Part 5, 47(1): definition of a child

This section needs to be explicit, or a further over-arching clause needs to be inserted, applying to the whole Bill, to make clear that a child is someone who has not reached his or her 18th birthday, in accordance with the UN Convention on the Rights of the Child.

Part 5, 48(1)(a): provision of guidance by the Secretary of State

At present, under this section, the provision of guidance that the Secretary of State is mandated to issue only covers “the sorts of things which indicate that a person may be a victim of slavery or human trafficking“. This must be changed to ensure that victims of exploitation, in order to capture, amongst other things, victims of child sexual exploitation, are properly protected. This section should be changed to “the sorts of things which indicate that a person may be a victim of slavery, human trafficking or all forms of exploitation, including sexual exploitation” or other suitable wording to include exploitation in the mandatory guidance.

The substance of the Modern Slavery Bill must be comprehensive enough, and detailed enough, to really make a difference to the people it is designed to protect whether through punishment of offenders or prevention of offences. In its current form the Modern Slavery Bill lacks that detail and, being a Bill almost exclusively aimed at law enforcement rather than identification and protection of victims and potential victims, unless changes are made to it vulnerable children will not be properly identified or protected.

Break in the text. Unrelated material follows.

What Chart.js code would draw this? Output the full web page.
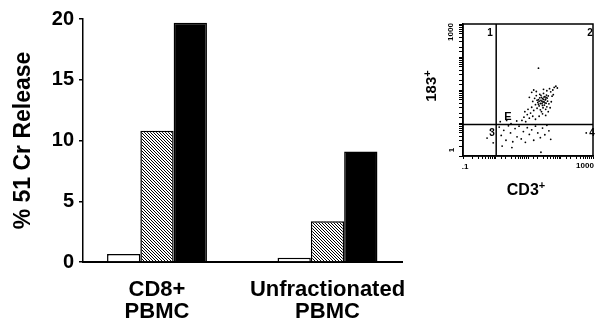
<!DOCTYPE html>
<html><head><meta charset="utf-8">
<script src="https://cdn.jsdelivr.net/npm/chart.js@4"></script>
<style>
html,body{margin:0;padding:0;background:#fff;width:597px;height:326px;overflow:hidden}
#main{position:absolute;left:0;top:0}
#inset{position:absolute;left:420px;top:0}
</style></head><body>
<canvas id="main" width="420" height="326"></canvas>
<canvas id="inset" width="177" height="200"></canvas>
<script>
// ---- bar chart data ----
const categories = [['CD8+', 'PBMC'], ['Unfractionated', 'PBMC']];
const seriesOpen = [0.66, 0.35];
const seriesHatched = [10.8, 3.35];
const seriesSolid = [19.7, 9.1];
const yTicks = [0, 5, 10, 15, 20];
const yTitle = '% 51 Cr Release';

// ---- flow cytometry inset data (CD3+ vs 183+, log scales) ----
const flowCore = [[13,3.0],[14,4.5],[15,2.4],[16,5.6],[17,3.6],[18,6.8],[19,2.8],[20,4.2],[21,5.1],[22,3.3],
  [23,7.4],[24,2.5],[25,4.8],[26,6.0],[27,3.9],[28,5.5],[29,2.9],[30,7.9],[31,4.4],[32,3.5],
  [33,6.3],[34,5.0],[35,2.6],[36,4.0],[37,7.0],[38,3.1],[39,5.7],[40,4.6],[42,6.6],[44,3.8],
  [19,4.9],[23,5.8],[27,4.6],[31,6.1],[35,5.3],[24,3.9],[28,3.4],[33,4.1],[21,3.7],[26,2.2],
  [30,5.2],[25,6.9],[36,6.0],[29,4.3],[22,4.6]];
const flowOuter = [[6.5,1.2],[7.5,1.5],[8.5,1.1],[9.5,1.8],[11,1.4],[10,2.6],[12,2.0],[8,2.2],[11,6.0],[13,8.5],
  [15,10],[18,9.0],[14,1.6],[17,1.3],[22,1.6],[28,1.9],[35,1.7],[42,2.2],[48,2.9],[52,4.4],
  [55,6.5],[50,8.8],[46,11],[58,10],[64,12],[72,13],[80,11.5],[60,7.2],[38,9.5],[30,10.5]];
const flowLower = [[1.3,0.75],[1.5,0.42],[1.8,0.6],[2.1,0.3],[2.5,0.82],[2.9,0.5],[3.4,0.27],[4.0,0.68],[4.6,0.38],
  [5.3,0.8],[6.2,0.33],[7.2,0.55],[8.3,0.26],[9.5,0.72],[11,0.45],[13,0.62],[15,0.3],[17,0.8],
  [20,0.5],[24,0.36],[28,0.7],[33,0.44],[38,0.85],[44,0.58],[50,0.32],[25,0.13],[1.6,0.2],[3.2,0.18],
  [1.4,1.1],[2.2,1.2],[3.0,0.95],[4.5,1.15]];
const flowLeft = [[0.55,0.35],[0.7,0.6],[0.85,0.25]];
const flowOutliers = [[21,46],[620,0.5]];
const quadX = 1.05;
const quadY = 0.9;
const flowRange = [0.1, 1000];
const flowTickText = ['.1', '1000'];
const quadrantLabels = ['1', '2', '3', '4'];

const F = '"Liberation Sans", Arial, Helvetica, sans-serif';

function hatch() {
  const c = document.createElement('canvas'); c.width = 3; c.height = 3;
  const g = c.getContext('2d'); const img = g.createImageData(3, 3);
  for (let j = 0; j < 3; j++) for (let i = 0; i < 3; i++) {
    const k = (j * 3 + i) * 4; const on = ((i - j + 3) % 3) === 0;
    img.data[k] = img.data[k + 1] = img.data[k + 2] = on ? 0 : 255; img.data[k + 3] = 255;
  }
  g.putImageData(img, 0, 0);
  return document.getElementById('main').getContext('2d').createPattern(c, 'repeat');
}
const toXY = arr => arr.map((v, i) => ({ x: i, y: v }));

new Chart(document.getElementById('main'), {
  type: 'bar',
  data: { datasets: [
    { data: toXY(seriesOpen), backgroundColor: '#fff', borderColor: '#000', borderWidth: 1.5 },
    { data: toXY(seriesHatched), backgroundColor: hatch(), borderColor: '#000', borderWidth: 1.5 },
    { data: toXY(seriesSolid), backgroundColor: '#000', borderColor: '#000', borderWidth: 1.5 }
  ]},
  options: {
    responsive: false, animation: false, events: [],
    barPercentage: 1, categoryPercentage: 0.586,
    layout: { padding: { top: 19, right: 18, bottom: 0, left: 0 } },
    plugins: { legend: { display: false }, tooltip: { enabled: false } },
    scales: {
      x: {
        type: 'linear', min: -0.434, max: 1.437, offset: false,
        afterBuildTicks: s => { s.ticks = categories.map((c, i) => ({ value: i })); },
        afterFit: s => { s.height = 64; s.paddingLeft = 0; s.paddingRight = 0; },
        grid: { display: true, offset: false, drawOnChartArea: false, drawTicks: false },
        border: { display: true, color: '#000', width: 2 },
        ticks: { padding: 17, color: '#000', autoSkip: false, maxRotation: 0,
          font: { family: F, size: 22, weight: 'bold', lineHeight: 1.0 },
          callback: v => categories[v] || '' }
      },
      y: {
        min: 0, max: 20,
        afterBuildTicks: s => { s.ticks = yTicks.map(v => ({ value: v })); },
        afterFit: s => { s.width = 83; },
        grid: { drawOnChartArea: false, drawTicks: true, tickLength: 4, color: '#000', lineWidth: 1.5 },
        border: { color: '#000', width: 1.5 },
        ticks: { padding: 5, color: '#000', font: { family: F, size: 20, weight: 'bold' } },
        title: { display: true, text: yTitle, color: '#000', padding: { top: 10, bottom: 0 },
          font: { family: F, size: 23, weight: 'bold' } }
      }
    }
  }
});

const insetText = {
  id: 'insetText',
  afterDraw(chart) {
    const ctx = chart.ctx, a = chart.chartArea;
    ctx.save();
    ctx.strokeStyle = '#000'; ctx.lineWidth = 1.5;
    ctx.strokeRect(a.left, a.top, a.right - a.left, a.bottom - a.top);
    ctx.fillStyle = '#000';
    ctx.textAlign = 'center'; ctx.textBaseline = 'middle';
    // quadrant numbers
    ctx.font = 'bold 10px ' + F;
    ctx.fillText(quadrantLabels[0], 70, 33);
    ctx.fillText(quadrantLabels[1], 170, 33);
    ctx.fillText(quadrantLabels[2], 72, 133);
    ctx.fillText(quadrantLabels[3], 172, 133);
    ctx.font = 'bold 11px ' + F;
    ctx.fillText('E', 88, 117);
    // axis end labels
    ctx.font = 'bold 8px ' + F;
    ctx.fillText(flowTickText[0], 45, 167);
    ctx.fillText(flowTickText[1], 165, 166);
    ctx.save(); ctx.translate(31, 32); ctx.rotate(-Math.PI / 2); ctx.fillText(flowTickText[1], 0, 0); ctx.restore();
    ctx.save(); ctx.translate(32, 150); ctx.rotate(-Math.PI / 2); ctx.fillText('1', 0, 0); ctx.restore();
    // axis titles
    function sup(base, cx, cy, size) {
      ctx.font = 'bold ' + size + 'px ' + F;
      const w1 = ctx.measureText(base).width;
      ctx.font = 'bold ' + Math.round(size * 0.7) + 'px ' + F;
      const w2 = ctx.measureText('+').width;
      const x0 = cx - (w1 + w2) / 2;
      ctx.textAlign = 'left';
      ctx.font = 'bold ' + size + 'px ' + F;
      ctx.fillText(base, x0, cy);
      ctx.font = 'bold ' + Math.round(size * 0.7) + 'px ' + F;
      ctx.fillText('+', x0 + w1, cy - size * 0.3);
      ctx.textAlign = 'center';
    }
    sup('CD3', 106, 191, 16);
    ctx.save(); ctx.translate(12, 86); ctx.rotate(-Math.PI / 2); sup('183', 0, 0, 15); ctx.restore();
    ctx.restore();
  }
};
const pts = arr => arr.map(p => ({ x: p[0], y: p[1] }));
new Chart(document.getElementById('inset'), {
  type: 'scatter',
  data: { datasets: [
    { data: pts(flowCore.concat(flowOuter, flowLower, flowLeft, flowOutliers)), pointRadius: 0.9,
      backgroundColor: '#000', borderWidth: 0 },
    { data: [{ x: quadX, y: flowRange[0] }, { x: quadX, y: flowRange[1] }], showLine: true,
      borderColor: '#000', borderWidth: 1.5, pointRadius: 0 },
    { data: [{ x: flowRange[0], y: quadY }, { x: flowRange[1], y: quadY }], showLine: true,
      borderColor: '#000', borderWidth: 1.5, pointRadius: 0 }
  ]},
  options: {
    responsive: false, animation: false, events: [],
    layout: { padding: { top: 24, right: 2, bottom: 39, left: 38 } },
    plugins: { legend: { display: false }, tooltip: { enabled: false } },
    scales: {
      x: { type: 'logarithmic', min: flowRange[0], max: flowRange[1],
        afterFit: s => { s.height = 5; },
        grid: { drawOnChartArea: false, tickLength: 3, color: '#000', lineWidth: 1 },
        border: { color: '#000', width: 1.5 }, ticks: { display: false } },
      y: { type: 'logarithmic', min: flowRange[0], max: flowRange[1],
        afterFit: s => { s.width = 5; },
        grid: { drawOnChartArea: false, tickLength: 4, color: '#000', lineWidth: 1 },
        border: { color: '#000', width: 1.5 }, ticks: { display: false } }
    }
  },
  plugins: [insetText]
});
</script>
</body></html>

The Bill must be modified to better identify and support victims of slavery, trafficking and exploitation and it is beholden upon everyone involved in our Parliamentary processes to make the changes that are necessary to improve this Bill into powerful primary legislation that will better protect children from exploitation, slavery and trafficking, identify victims and potential victims, and appropriately punish those people responsible for these heinous crimes against society.